Coups de pied, coups de poing, agression avec un pied de table, étranglements, menace avec arme, viols… Dans un procès-verbal long de huit pages, une femme dit avoir subi de multiples atrocités de la part de son conjoint, avec qui elle s’est civilement mariée à l’étranger en 2017. Après des coups de trop, elle aurait choisi de le quitter et de porter plainte contre lui quelques semaines plus tard, au commissariat de Clichy en août 2020.

C’est libre que l’homme comparaissait le 20 mai dernier, au Tribunal de grande instance (TGI) de Nanterre, pour répondre de ces faits de ­violences volontaires sur conjoint, ayant entraîné une ITT supérieure à 8 jours et en l’espèce, plusieurs mois, en comptant le traumatisme psychologique reconnu par l’expert mandaté par le tribunal.

Bien qu’ayant reconnu des disputes conjugales, l’homme, épicier de profession et marié à une autre femme au Bangladesh, a assuré ne jamais avoir violenté sa seconde épouse. En dépit d’une plaidoirie musclée de son avocat, le tribunal aura tout de même choisi de rentrer en voie de condamnation. « Reconnaissez-vous les faits ? », interroge la présidente du tribunal, après avoir fait état des pièces du dossier.

« Pas en totalité », lui rétorque le prévenu, inaugurant ainsi sa stratégie de défense. Calme, l’homme d’une quarantaine d’années, assisté d’un interprète, est en effet resté sur une ligne de crête tout au long du procès, niant en bloc les accusations de son ex-compagne.

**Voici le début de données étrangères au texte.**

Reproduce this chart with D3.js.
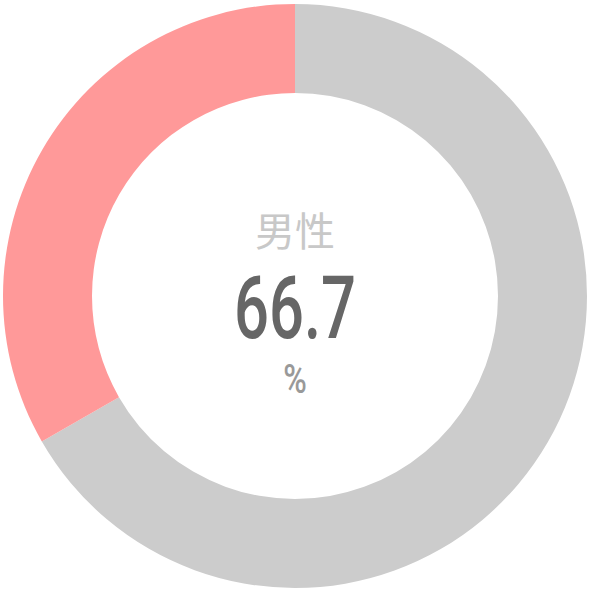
<!DOCTYPE html>
<html lang="ja">
<head>
  <meta charset="UTF-8" />
  <title>男性 比率</title>
  <script src="https://d3js.org/d3.v7.min.js"></script>
  <style>
    body {
      margin: 0;
      padding: 0;
      background: #fff;
    }
    .label-top {
      font-family: "Noto Sans CJK JP", sans-serif;
      fill: #c8c8c8;
      text-anchor: middle;
    }
    .label-value {
      font-family: Roboto, "DejaVu Sans", sans-serif;
      font-weight: 500;
      fill: #666;
      text-anchor: middle;
    }
    .label-unit {
      font-family: Roboto, "DejaVu Sans", sans-serif;
      font-weight: 500;
      fill: #999;
      text-anchor: middle;
    }
  </style>
</head>
<body>
  <svg width="590" height="590"></svg>
  <script>
    const categories = ["男性", "女性"];
    const values = [66.7, 33.3];
    const colors = ["#cccccc", "#ff9999"];
    const title = "男性";
    const unit = "%";

    const svg = d3.select("svg");
    const cx = 295, cy = 296;
    const outerR = 292, innerR = 203;

    const g = svg.append("g").attr("transform", `translate(${cx},${cy})`);

    const pie = d3.pie().sort(null).value(d => d);
    const arc = d3.arc().innerRadius(innerR).outerRadius(outerR);

    g.selectAll("path")
      .data(pie(values))
      .enter()
      .append("path")
      .attr("d", arc)
      .attr("fill", (d, i) => colors[i]);

    g.append("text")
      .attr("class", "label-top")
      .attr("y", -50)
      .attr("font-size", 40)
      .text(title);

    // condensed look: squeeze the number horizontally
    g.append("text")
      .attr("class", "label-value")
      .attr("transform", "translate(0,42) scale(0.7,1)")
      .attr("font-size", 88)
      .text(d3.format(".1f")(values[0]));

    g.append("text")
      .attr("class", "label-unit")
      .attr("transform", "translate(0,97) scale(0.8,1)")
      .attr("font-size", 40)
      .text(unit);
  </script>
</body>
</html>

Face aux récits des témoins, lus par la présidente du tribunal de longues minutes durant, le prévenu est demeuré impassible. Dépeint en mari jaloux, l’homme aurait même asséné un coup de pied dans le ventre de la victime enceinte, précipitant une fausse couche. « En septembre 2019, la plaignante dit qu’il vous est arrivé de prendre un couteau et de la menacer avec en lui disant que vous alliez l’égorger et que de toute façon, cela ne valait que sept ans d’emprisonnement », notifiera même la présidente.

Le déclencheur de ses accès de violences ? Les questionnements répétés de sa seconde épouse sur ses escapades extra-conjugales. « Car, vous menez une double vie, puisque vous vivez avec une autre femme avec qui vous avez trois enfants, lui rappelle la présidente du tribunal. Et d’autre part, vous avez consommé une relation avec cette dame ». Présente à l’audience, la victime assez émotive explique s’être mariée par téléphone avec le prévenu, avant d’enregistrer officiellement son mariage au cours d’un voyage au Bangladesh. L’homme lui aurait alors assuré avoir divorcé de sa première femme.

« Je ne l’ai jamais frappée, argue le prévenu. C’est toujours elle qui crie sur moi ». Mais, la présidente du tribunal poursuit la liste des reproches qui lui sont faits : « Après chaque épisode de violence la victime raconte que vous vous excusez, puis vous la forcez à avoir un rapport sexuel ». Face aux photographies attestant des marques de coups sur le corps de la victime, le prévenu choisit de contester leur authenticité.

« Vous aviez des relations sexuelles avec elle, vous la voyiez nue. Vous n’avez jamais vu ces marques ?», lui lance alors la présidente du tribunal, dubitative. « Il faut lui demander », marmonne alors l’homme en complet bleu. « Donc ma cliente est une affabulatrice ? interroge l’avocat de la victime, sans véritablement attendre de réponse. Quand on entend le prévenu, tout va bien madame la marquise. C’est même elle qui l’aurait forcé à se marier ».

Insistant sur les témoignages ­corroborant l’esprit des accusations de sa cliente, son conseil réclamera au ­tribunal le versement de 10 000 euros de dommages et intérêts, assorti pour le prévenu d’une interdiction de contact avec la victime. Dans son réquisitoire, la procureure a, elle, tenu a recentré les préoccupations du tribunal, qui s’est largement étendu sur la polygamie du prévenu et les pratiques matrimoniales bangladaises, sur les seuls faits de violences ainsi reprochés.

« Je peux m’interroger sur la véracité de la plainte de madame », s’est esclaffé l’avocat du prévenu, dénonçant une plainte fourre-tout. Plaidant la relaxe, il a dénoncé des accusations gratuites et jugé irrecevable le témoignage du fils de la plaignante, seulement âgé de sept ans lors de son audition par la police.

« J’ai même un témoignage sous serment qui atteste que madame était prête à retirer sa plainte pour 10 000 euros », affirmera-t-il, cherchant à décrédibiliser la victime. Mais le tribunal optera pour la condamnation. Il suivra ainsi les ­réquisitions de la procureure, soit une peine de huit mois de prison avec sursis, assortie d’une interdiction de rentrer en contact avec la victime.